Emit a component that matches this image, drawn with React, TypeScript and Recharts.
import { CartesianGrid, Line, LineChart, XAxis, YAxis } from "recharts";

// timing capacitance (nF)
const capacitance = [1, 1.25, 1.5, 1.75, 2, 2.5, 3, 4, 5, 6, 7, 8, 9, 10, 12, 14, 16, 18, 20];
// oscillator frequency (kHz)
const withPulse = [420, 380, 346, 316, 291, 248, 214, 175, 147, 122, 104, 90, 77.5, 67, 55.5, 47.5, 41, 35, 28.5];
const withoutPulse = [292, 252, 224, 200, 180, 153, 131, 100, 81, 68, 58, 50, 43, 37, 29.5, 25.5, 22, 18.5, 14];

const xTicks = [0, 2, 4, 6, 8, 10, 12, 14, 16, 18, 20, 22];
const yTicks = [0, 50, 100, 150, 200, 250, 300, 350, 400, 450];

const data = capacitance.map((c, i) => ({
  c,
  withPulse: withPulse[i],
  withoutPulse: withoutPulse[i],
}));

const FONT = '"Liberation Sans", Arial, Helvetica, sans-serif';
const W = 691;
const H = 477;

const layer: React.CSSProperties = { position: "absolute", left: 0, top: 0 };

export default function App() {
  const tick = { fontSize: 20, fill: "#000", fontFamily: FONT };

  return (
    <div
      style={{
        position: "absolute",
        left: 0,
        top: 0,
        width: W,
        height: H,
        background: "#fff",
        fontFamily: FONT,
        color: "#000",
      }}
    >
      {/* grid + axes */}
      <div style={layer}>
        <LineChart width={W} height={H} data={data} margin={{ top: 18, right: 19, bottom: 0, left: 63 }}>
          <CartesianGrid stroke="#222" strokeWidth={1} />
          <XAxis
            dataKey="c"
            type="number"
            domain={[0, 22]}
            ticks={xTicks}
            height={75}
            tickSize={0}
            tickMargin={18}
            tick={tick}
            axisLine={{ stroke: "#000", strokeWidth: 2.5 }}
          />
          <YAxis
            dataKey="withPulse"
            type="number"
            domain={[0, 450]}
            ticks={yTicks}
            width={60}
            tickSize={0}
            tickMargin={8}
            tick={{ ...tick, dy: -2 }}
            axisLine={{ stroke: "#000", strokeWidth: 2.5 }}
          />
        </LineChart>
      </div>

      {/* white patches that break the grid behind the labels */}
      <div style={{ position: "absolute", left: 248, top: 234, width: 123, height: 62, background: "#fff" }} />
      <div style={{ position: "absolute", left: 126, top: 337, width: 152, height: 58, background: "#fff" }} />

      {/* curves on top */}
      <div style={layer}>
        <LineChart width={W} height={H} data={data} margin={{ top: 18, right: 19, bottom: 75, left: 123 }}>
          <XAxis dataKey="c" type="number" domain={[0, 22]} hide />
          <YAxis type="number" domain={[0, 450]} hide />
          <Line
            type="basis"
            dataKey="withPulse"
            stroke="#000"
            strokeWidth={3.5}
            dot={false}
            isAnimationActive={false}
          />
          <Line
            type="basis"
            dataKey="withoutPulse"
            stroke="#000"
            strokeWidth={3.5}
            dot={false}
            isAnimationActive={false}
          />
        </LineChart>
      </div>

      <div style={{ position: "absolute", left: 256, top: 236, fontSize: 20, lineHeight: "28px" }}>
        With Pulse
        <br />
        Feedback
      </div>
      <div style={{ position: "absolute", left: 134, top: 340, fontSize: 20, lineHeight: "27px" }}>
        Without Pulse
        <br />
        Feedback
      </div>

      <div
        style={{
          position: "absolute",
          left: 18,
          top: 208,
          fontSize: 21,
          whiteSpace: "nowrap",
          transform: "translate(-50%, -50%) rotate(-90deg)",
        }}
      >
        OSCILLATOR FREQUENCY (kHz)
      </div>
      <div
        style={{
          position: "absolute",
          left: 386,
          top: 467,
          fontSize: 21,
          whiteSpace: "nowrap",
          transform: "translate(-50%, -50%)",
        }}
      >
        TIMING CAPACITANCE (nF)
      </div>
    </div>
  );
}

☆ ☆ ☆

**Given instruction:** Write the listing out again, exactly as shown above.

**The answer:**
Emit a component that matches this image, drawn with React, TypeScript and Recharts.
import { CartesianGrid, Line, LineChart, XAxis, YAxis } from "recharts";

// timing capacitance (nF)
const capacitance = [1, 1.25, 1.5, 1.75, 2, 2.5, 3, 4, 5, 6, 7, 8, 9, 10, 12, 14, 16, 18, 20];
// oscillator frequency (kHz)
const withPulse = [420, 380, 346, 316, 291, 248, 214, 175, 147, 122, 104, 90, 77.5, 67, 55.5, 47.5, 41, 35, 28.5];
const withoutPulse = [292, 252, 224, 200, 180, 153, 131, 100, 81, 68, 58, 50, 43, 37, 29.5, 25.5, 22, 18.5, 14];

const xTicks = [0, 2, 4, 6, 8, 10, 12, 14, 16, 18, 20, 22];
const yTicks = [0, 50, 100, 150, 200, 250, 300, 350, 400, 450];

const data = capacitance.map((c, i) => ({
  c,
  withPulse: withPulse[i],
  withoutPulse: withoutPulse[i],
}));

const FONT = '"Liberation Sans", Arial, Helvetica, sans-serif';
const W = 691;
const H = 477;

const layer: React.CSSProperties = { position: "absolute", left: 0, top: 0 };

export default function App() {
  const tick = { fontSize: 20, fill: "#000", fontFamily: FONT };

  return (
    <div
      style={{
        position: "absolute",
        left: 0,
        top: 0,
        width: W,
        height: H,
        background: "#fff",
        fontFamily: FONT,
        color: "#000",
      }}
    >
      {/* grid + axes */}
      <div style={layer}>
        <LineChart width={W} height={H} data={data} margin={{ top: 18, right: 19, bottom: 0, left: 63 }}>
          <CartesianGrid stroke="#222" strokeWidth={1} />
          <XAxis
            dataKey="c"
            type="number"
            domain={[0, 22]}
            ticks={xTicks}
            height={75}
            tickSize={0}
            tickMargin={18}
            tick={tick}
            axisLine={{ stroke: "#000", strokeWidth: 2.5 }}
          />
          <YAxis
            dataKey="withPulse"
            type="number"
            domain={[0, 450]}
            ticks={yTicks}
            width={60}
            tickSize={0}
            tickMargin={8}
            tick={{ ...tick, dy: -2 }}
            axisLine={{ stroke: "#000", strokeWidth: 2.5 }}
          />
        </LineChart>
      </div>

      {/* white patches that break the grid behind the labels */}
      <div style={{ position: "absolute", left: 248, top: 234, width: 123, height: 62, background: "#fff" }} />
      <div style={{ position: "absolute", left: 126, top: 337, width: 152, height: 58, background: "#fff" }} />

      {/* curves on top */}
      <div style={layer}>
        <LineChart width={W} height={H} data={data} margin={{ top: 18, right: 19, bottom: 75, left: 123 }}>
          <XAxis dataKey="c" type="number" domain={[0, 22]} hide />
          <YAxis type="number" domain={[0, 450]} hide />
          <Line
            type="basis"
            dataKey="withPulse"
            stroke="#000"
            strokeWidth={3.5}
            dot={false}
            isAnimationActive={false}
          />
          <Line
            type="basis"
            dataKey="withoutPulse"
            stroke="#000"
            strokeWidth={3.5}
            dot={false}
            isAnimationActive={false}
          />
        </LineChart>
      </div>

      <div style={{ position: "absolute", left: 256, top: 236, fontSize: 20, lineHeight: "28px" }}>
        With Pulse
        <br />
        Feedback
      </div>
      <div style={{ position: "absolute", left: 134, top: 340, fontSize: 20, lineHeight: "27px" }}>
        Without Pulse
        <br />
        Feedback
      </div>

      <div
        style={{
          position: "absolute",
          left: 18,
          top: 208,
          fontSize: 21,
          whiteSpace: "nowrap",
          transform: "translate(-50%, -50%) rotate(-90deg)",
        }}
      >
        OSCILLATOR FREQUENCY (kHz)
      </div>
      <div
        style={{
          position: "absolute",
          left: 386,
          top: 467,
          fontSize: 21,
          whiteSpace: "nowrap",
          transform: "translate(-50%, -50%)",
        }}
      >
        TIMING CAPACITANCE (nF)
      </div>
    </div>
  );
}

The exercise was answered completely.